EnduroCross is raced in arenas over a course laden with obstacles, including water, mud, boulders and logs. There are hazards galore to negotiate, and one wrong move can spell disaster.

In 2011, the sport was added to the X Games, a testament to its growing popularity. The majority of competitors are in their middle to late 20s.

Brown, who has a meticulous prerace routine of visualizing the course before he goes to the starting line, knows what parts to avoid and when he can go for it.

“It’s important to know what you can and what you can’t do on the course,” he said. “Every course is different, but the one thing you always have to do is be able to concentrate.

“I think that’s where my experience helps me against these young guys. I’ve always tried to be consistent, and that’s the main thing in being a successful rider.”
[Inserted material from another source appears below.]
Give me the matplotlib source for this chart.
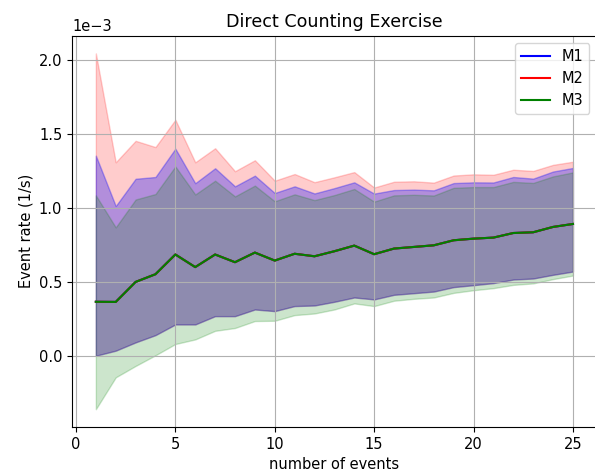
import numpy as np
import matplotlib
matplotlib.use('Agg')
import matplotlib.pyplot as plt

# values, in units of 1e-3 1/s
n_events = np.arange(1, 26)
rate = [0.366, 0.365, 0.50, 0.552, 0.685, 0.60, 0.685, 0.633, 0.698, 0.644, 0.69, 0.673, 0.707,
        0.745, 0.687, 0.725, 0.736, 0.747, 0.781, 0.792, 0.799, 0.83, 0.835, 0.871, 0.891]
m1_hi = [1.352, 1.012, 1.196, 1.208, 1.399, 1.166, 1.267, 1.145, 1.217, 1.1, 1.145, 1.097, 1.133,
         1.172, 1.096, 1.12, 1.123, 1.118, 1.167, 1.172, 1.171, 1.208, 1.197, 1.245, 1.269]
m2_hi = [2.042, 1.307, 1.452, 1.41, 1.594, 1.307, 1.402, 1.247, 1.321, 1.183, 1.228, 1.173, 1.206,
         1.241, 1.137, 1.176, 1.179, 1.17, 1.218, 1.226, 1.223, 1.257, 1.249, 1.29, 1.311]
m3_hi = [1.084, 0.868, 1.056, 1.093, 1.279, 1.09, 1.183, 1.077, 1.15, 1.044, 1.091, 1.052, 1.086,
         1.127, 1.042, 1.084, 1.088, 1.083, 1.135, 1.14, 1.14, 1.175, 1.168, 1.212, 1.239]
m12_lo = [0.002, 0.036, 0.092, 0.141, 0.213, 0.213, 0.269, 0.269, 0.314, 0.303, 0.337, 0.341, 0.366,
          0.395, 0.382, 0.413, 0.424, 0.435, 0.465, 0.478, 0.492, 0.516, 0.523, 0.548, 0.57]
m3_lo = [-0.359, -0.144, -0.067, 0.005, 0.081, 0.112, 0.17, 0.189, 0.236, 0.238, 0.276, 0.287, 0.314,
         0.355, 0.337, 0.373, 0.386, 0.395, 0.426, 0.444, 0.458, 0.48, 0.49, 0.519, 0.543]

scale = 1e-3
rate = np.array(rate) * scale

plt.rcParams['font.size'] = 10.5

fig = plt.figure(figsize=(5.95, 4.71), dpi=100)
ax = fig.add_axes([0.121, 0.0934, 0.882, 0.831])

ax.fill_between(n_events, np.array(m12_lo) * scale, np.array(m2_hi) * scale, color='red', alpha=0.2)
ax.fill_between(n_events, np.array(m12_lo) * scale, np.array(m1_hi) * scale, color='blue', alpha=0.3)
ax.fill_between(n_events, np.array(m3_lo) * scale, np.array(m3_hi) * scale, color='green', alpha=0.2)

ax.plot(n_events, rate, color='blue', label='M1')
ax.plot(n_events, rate, color='red', label='M2')
ax.plot(n_events, rate, color='green', label='M3')

ax.ticklabel_format(axis='y', style='sci', scilimits=(0, 0))
ax.set_title('Direct Counting Exercise')
ax.set_xlabel('number of events')
ax.set_ylabel('Event rate (1/s)')
ax.grid(True)
ax.legend(loc='upper right')

fig.savefig('out.png', dpi=100)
But Brown said he doesn’t want to overthink. It’s still about going fast. He took his cue from Blazusiak, who has been running his bike with a 355cc engine. By upgrading his horsepower, Brown might have leveled out the playing field.

“It doesn’t hurt to have a little extra power,” Brown said. “Taddy’s won the last couple of years with a bigger engine, and I decided to move up.”

Brown said he understands the math involved with tonight’s race, which will take about 10 minutes to complete. If he finishes ahead of Blazusiak, he probably wins the championship, which is worth $3,000 but with sponsor bonuses could be worth as much as $10,000.

But he’s not approaching tonight’s finale with that mindset.

“I think the main thing is to race the course and not worry what anyone else is doing,” he said. “I just need to relax and get off to a good start and ride clean.”